◆ Direction ◆
Omit every picture and return the rest of the data unaltered.

*** Material provided ***

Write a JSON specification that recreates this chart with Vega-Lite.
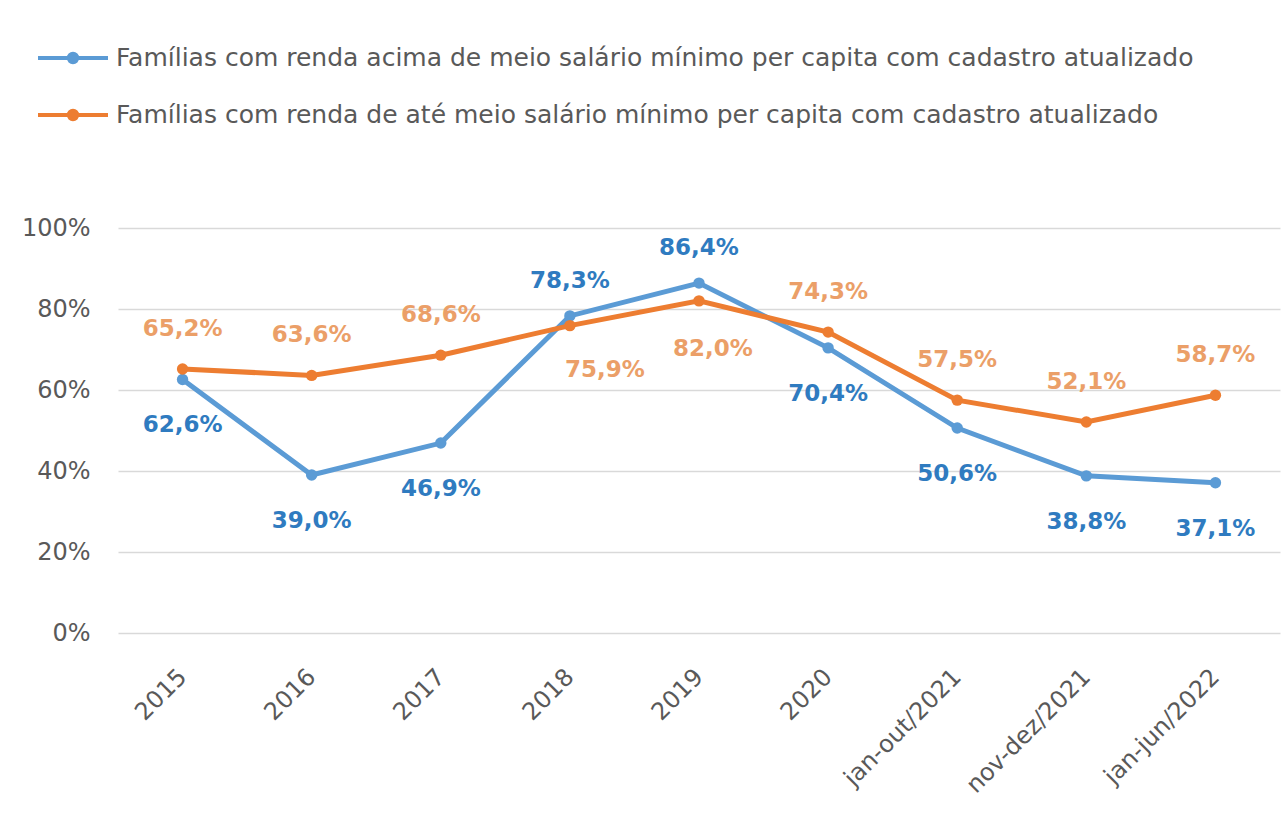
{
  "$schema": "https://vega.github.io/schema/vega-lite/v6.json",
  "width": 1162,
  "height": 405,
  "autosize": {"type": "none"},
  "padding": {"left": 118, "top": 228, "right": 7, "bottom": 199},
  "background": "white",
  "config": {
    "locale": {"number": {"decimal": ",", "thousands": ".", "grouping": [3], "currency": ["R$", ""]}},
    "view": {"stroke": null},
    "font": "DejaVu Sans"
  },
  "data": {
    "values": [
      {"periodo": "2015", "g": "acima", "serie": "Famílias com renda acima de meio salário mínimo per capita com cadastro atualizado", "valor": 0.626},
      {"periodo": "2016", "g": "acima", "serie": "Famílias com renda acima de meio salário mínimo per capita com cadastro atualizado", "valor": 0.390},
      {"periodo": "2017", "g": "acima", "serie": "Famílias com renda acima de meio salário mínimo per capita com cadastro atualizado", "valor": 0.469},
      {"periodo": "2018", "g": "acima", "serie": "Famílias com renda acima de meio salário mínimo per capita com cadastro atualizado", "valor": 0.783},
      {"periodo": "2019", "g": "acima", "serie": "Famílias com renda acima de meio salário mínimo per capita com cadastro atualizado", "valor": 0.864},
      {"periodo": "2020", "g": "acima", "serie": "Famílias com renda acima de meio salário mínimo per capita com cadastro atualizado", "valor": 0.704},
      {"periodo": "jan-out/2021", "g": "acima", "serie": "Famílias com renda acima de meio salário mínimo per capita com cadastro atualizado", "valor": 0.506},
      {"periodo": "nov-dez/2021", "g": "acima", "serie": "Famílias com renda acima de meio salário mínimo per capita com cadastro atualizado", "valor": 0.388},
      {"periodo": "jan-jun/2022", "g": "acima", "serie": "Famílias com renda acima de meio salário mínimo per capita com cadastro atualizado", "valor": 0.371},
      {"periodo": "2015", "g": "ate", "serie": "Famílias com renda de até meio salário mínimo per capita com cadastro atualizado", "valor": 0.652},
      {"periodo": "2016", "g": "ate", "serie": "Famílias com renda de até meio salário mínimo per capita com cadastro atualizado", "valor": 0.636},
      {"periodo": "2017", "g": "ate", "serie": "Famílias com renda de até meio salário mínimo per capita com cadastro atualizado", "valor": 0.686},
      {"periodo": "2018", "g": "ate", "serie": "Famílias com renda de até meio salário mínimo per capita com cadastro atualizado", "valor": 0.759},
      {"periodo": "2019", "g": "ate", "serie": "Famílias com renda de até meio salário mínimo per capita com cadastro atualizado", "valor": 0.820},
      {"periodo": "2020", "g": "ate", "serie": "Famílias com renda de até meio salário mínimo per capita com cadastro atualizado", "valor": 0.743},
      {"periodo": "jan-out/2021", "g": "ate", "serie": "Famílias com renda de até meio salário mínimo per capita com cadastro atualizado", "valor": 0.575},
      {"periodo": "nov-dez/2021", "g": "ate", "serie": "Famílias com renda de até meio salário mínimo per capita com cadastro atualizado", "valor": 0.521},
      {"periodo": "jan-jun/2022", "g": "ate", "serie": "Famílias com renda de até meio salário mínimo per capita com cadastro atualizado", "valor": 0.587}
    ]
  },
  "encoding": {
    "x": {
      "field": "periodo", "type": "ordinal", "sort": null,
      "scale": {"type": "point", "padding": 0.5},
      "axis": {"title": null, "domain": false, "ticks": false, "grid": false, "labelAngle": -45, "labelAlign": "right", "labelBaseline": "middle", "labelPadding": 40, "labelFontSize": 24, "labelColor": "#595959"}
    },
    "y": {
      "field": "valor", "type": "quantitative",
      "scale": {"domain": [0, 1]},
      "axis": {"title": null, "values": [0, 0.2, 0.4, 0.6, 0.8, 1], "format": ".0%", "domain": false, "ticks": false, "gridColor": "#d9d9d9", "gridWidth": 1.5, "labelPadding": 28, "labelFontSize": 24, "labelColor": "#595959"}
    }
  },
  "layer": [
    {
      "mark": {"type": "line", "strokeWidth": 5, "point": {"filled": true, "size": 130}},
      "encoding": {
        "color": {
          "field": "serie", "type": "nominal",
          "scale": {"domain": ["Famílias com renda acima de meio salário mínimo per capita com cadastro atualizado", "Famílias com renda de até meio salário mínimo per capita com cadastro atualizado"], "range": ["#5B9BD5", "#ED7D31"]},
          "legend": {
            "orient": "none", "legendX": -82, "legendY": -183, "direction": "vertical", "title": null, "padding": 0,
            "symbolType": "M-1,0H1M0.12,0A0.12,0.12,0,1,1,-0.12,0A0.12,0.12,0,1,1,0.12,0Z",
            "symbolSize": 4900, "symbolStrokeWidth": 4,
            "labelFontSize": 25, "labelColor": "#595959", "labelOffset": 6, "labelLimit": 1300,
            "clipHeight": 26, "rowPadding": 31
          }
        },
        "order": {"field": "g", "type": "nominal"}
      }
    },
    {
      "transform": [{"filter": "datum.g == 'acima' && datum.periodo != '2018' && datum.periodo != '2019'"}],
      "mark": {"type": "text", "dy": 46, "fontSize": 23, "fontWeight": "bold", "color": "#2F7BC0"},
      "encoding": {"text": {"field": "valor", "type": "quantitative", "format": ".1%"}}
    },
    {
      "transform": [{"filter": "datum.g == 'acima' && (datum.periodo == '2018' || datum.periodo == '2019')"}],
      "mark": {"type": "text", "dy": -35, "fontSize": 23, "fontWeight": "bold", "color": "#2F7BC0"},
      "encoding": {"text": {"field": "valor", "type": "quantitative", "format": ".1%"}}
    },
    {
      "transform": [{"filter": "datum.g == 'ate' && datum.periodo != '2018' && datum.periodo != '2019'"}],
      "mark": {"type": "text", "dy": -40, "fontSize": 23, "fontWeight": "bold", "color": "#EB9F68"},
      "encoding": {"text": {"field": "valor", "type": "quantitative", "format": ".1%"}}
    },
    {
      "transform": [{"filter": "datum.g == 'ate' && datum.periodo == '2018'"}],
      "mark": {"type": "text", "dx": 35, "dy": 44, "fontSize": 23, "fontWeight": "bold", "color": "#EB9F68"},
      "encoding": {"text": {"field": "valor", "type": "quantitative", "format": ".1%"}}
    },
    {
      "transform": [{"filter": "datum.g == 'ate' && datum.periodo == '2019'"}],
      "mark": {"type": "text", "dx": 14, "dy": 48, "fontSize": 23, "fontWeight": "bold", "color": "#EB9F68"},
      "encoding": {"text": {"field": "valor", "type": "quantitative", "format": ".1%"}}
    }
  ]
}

***

◆ Complete answer ◆
Write a JSON specification that recreates this chart with Vega-Lite.
{
  "$schema": "https://vega.github.io/schema/vega-lite/v6.json",
  "width": 1162,
  "height": 405,
  "autosize": {"type": "none"},
  "padding": {"left": 118, "top": 228, "right": 7, "bottom": 199},
  "background": "white",
  "config": {
    "locale": {"number": {"decimal": ",", "thousands": ".", "grouping": [3], "currency": ["R$", ""]}},
    "view": {"stroke": null},
    "font": "DejaVu Sans"
  },
  "data": {
    "values": [
      {"periodo": "2015", "g": "acima", "serie": "Famílias com renda acima de meio salário mínimo per capita com cadastro atualizado", "valor": 0.626},
      {"periodo": "2016", "g": "acima", "serie": "Famílias com renda acima de meio salário mínimo per capita com cadastro atualizado", "valor": 0.390},
      {"periodo": "2017", "g": "acima", "serie": "Famílias com renda acima de meio salário mínimo per capita com cadastro atualizado", "valor": 0.469},
      {"periodo": "2018", "g": "acima", "serie": "Famílias com renda acima de meio salário mínimo per capita com cadastro atualizado", "valor": 0.783},
      {"periodo": "2019", "g": "acima", "serie": "Famílias com renda acima de meio salário mínimo per capita com cadastro atualizado", "valor": 0.864},
      {"periodo": "2020", "g": "acima", "serie": "Famílias com renda acima de meio salário mínimo per capita com cadastro atualizado", "valor": 0.704},
      {"periodo": "jan-out/2021", "g": "acima", "serie": "Famílias com renda acima de meio salário mínimo per capita com cadastro atualizado", "valor": 0.506},
      {"periodo": "nov-dez/2021", "g": "acima", "serie": "Famílias com renda acima de meio salário mínimo per capita com cadastro atualizado", "valor": 0.388},
      {"periodo": "jan-jun/2022", "g": "acima", "serie": "Famílias com renda acima de meio salário mínimo per capita com cadastro atualizado", "valor": 0.371},
      {"periodo": "2015", "g": "ate", "serie": "Famílias com renda de até meio salário mínimo per capita com cadastro atualizado", "valor": 0.652},
      {"periodo": "2016", "g": "ate", "serie": "Famílias com renda de até meio salário mínimo per capita com cadastro atualizado", "valor": 0.636},
      {"periodo": "2017", "g": "ate", "serie": "Famílias com renda de até meio salário mínimo per capita com cadastro atualizado", "valor": 0.686},
      {"periodo": "2018", "g": "ate", "serie": "Famílias com renda de até meio salário mínimo per capita com cadastro atualizado", "valor": 0.759},
      {"periodo": "2019", "g": "ate", "serie": "Famílias com renda de até meio salário mínimo per capita com cadastro atualizado", "valor": 0.820},
      {"periodo": "2020", "g": "ate", "serie": "Famílias com renda de até meio salário mínimo per capita com cadastro atualizado", "valor": 0.743},
      {"periodo": "jan-out/2021", "g": "ate", "serie": "Famílias com renda de até meio salário mínimo per capita com cadastro atualizado", "valor": 0.575},
      {"periodo": "nov-dez/2021", "g": "ate", "serie": "Famílias com renda de até meio salário mínimo per capita com cadastro atualizado", "valor": 0.521},
      {"periodo": "jan-jun/2022", "g": "ate", "serie": "Famílias com renda de até meio salário mínimo per capita com cadastro atualizado", "valor": 0.587}
    ]
  },
  "encoding": {
    "x": {
      "field": "periodo", "type": "ordinal", "sort": null,
      "scale": {"type": "point", "padding": 0.5},
      "axis": {"title": null, "domain": false, "ticks": false, "grid": false, "labelAngle": -45, "labelAlign": "right", "labelBaseline": "middle", "labelPadding": 40, "labelFontSize": 24, "labelColor": "#595959"}
    },
    "y": {
      "field": "valor", "type": "quantitative",
      "scale": {"domain": [0, 1]},
      "axis": {"title": null, "values": [0, 0.2, 0.4, 0.6, 0.8, 1], "format": ".0%", "domain": false, "ticks": false, "gridColor": "#d9d9d9", "gridWidth": 1.5, "labelPadding": 28, "labelFontSize": 24, "labelColor": "#595959"}
    }
  },
  "layer": [
    {
      "mark": {"type": "line", "strokeWidth": 5, "point": {"filled": true, "size": 130}},
      "encoding": {
        "color": {
          "field": "serie", "type": "nominal",
          "scale": {"domain": ["Famílias com renda acima de meio salário mínimo per capita com cadastro atualizado", "Famílias com renda de até meio salário mínimo per capita com cadastro atualizado"], "range": ["#5B9BD5", "#ED7D31"]},
          "legend": {
            "orient": "none", "legendX": -82, "legendY": -183, "direction": "vertical", "title": null, "padding": 0,
            "symbolType": "M-1,0H1M0.12,0A0.12,0.12,0,1,1,-0.12,0A0.12,0.12,0,1,1,0.12,0Z",
            "symbolSize": 4900, "symbolStrokeWidth": 4,
            "labelFontSize": 25, "labelColor": "#595959", "labelOffset": 6, "labelLimit": 1300,
            "clipHeight": 26, "rowPadding": 31
          }
        },
        "order": {"field": "g", "type": "nominal"}
      }
    },
    {
      "transform": [{"filter": "datum.g == 'acima' && datum.periodo != '2018' && datum.periodo != '2019'"}],
      "mark": {"type": "text", "dy": 46, "fontSize": 23, "fontWeight": "bold", "color": "#2F7BC0"},
      "encoding": {"text": {"field": "valor", "type": "quantitative", "format": ".1%"}}
    },
    {
      "transform": [{"filter": "datum.g == 'acima' && (datum.periodo == '2018' || datum.periodo == '2019')"}],
      "mark": {"type": "text", "dy": -35, "fontSize": 23, "fontWeight": "bold", "color": "#2F7BC0"},
      "encoding": {"text": {"field": "valor", "type": "quantitative", "format": ".1%"}}
    },
    {
      "transform": [{"filter": "datum.g == 'ate' && datum.periodo != '2018' && datum.periodo != '2019'"}],
      "mark": {"type": "text", "dy": -40, "fontSize": 23, "fontWeight": "bold", "color": "#EB9F68"},
      "encoding": {"text": {"field": "valor", "type": "quantitative", "format": ".1%"}}
    },
    {
      "transform": [{"filter": "datum.g == 'ate' && datum.periodo == '2018'"}],
      "mark": {"type": "text", "dx": 35, "dy": 44, "fontSize": 23, "fontWeight": "bold", "color": "#EB9F68"},
      "encoding": {"text": {"field": "valor", "type": "quantitative", "format": ".1%"}}
    },
    {
      "transform": [{"filter": "datum.g == 'ate' && datum.periodo == '2019'"}],
      "mark": {"type": "text", "dx": 14, "dy": 48, "fontSize": 23, "fontWeight": "bold", "color": "#EB9F68"},
      "encoding": {"text": {"field": "valor", "type": "quantitative", "format": ".1%"}}
    }
  ]
}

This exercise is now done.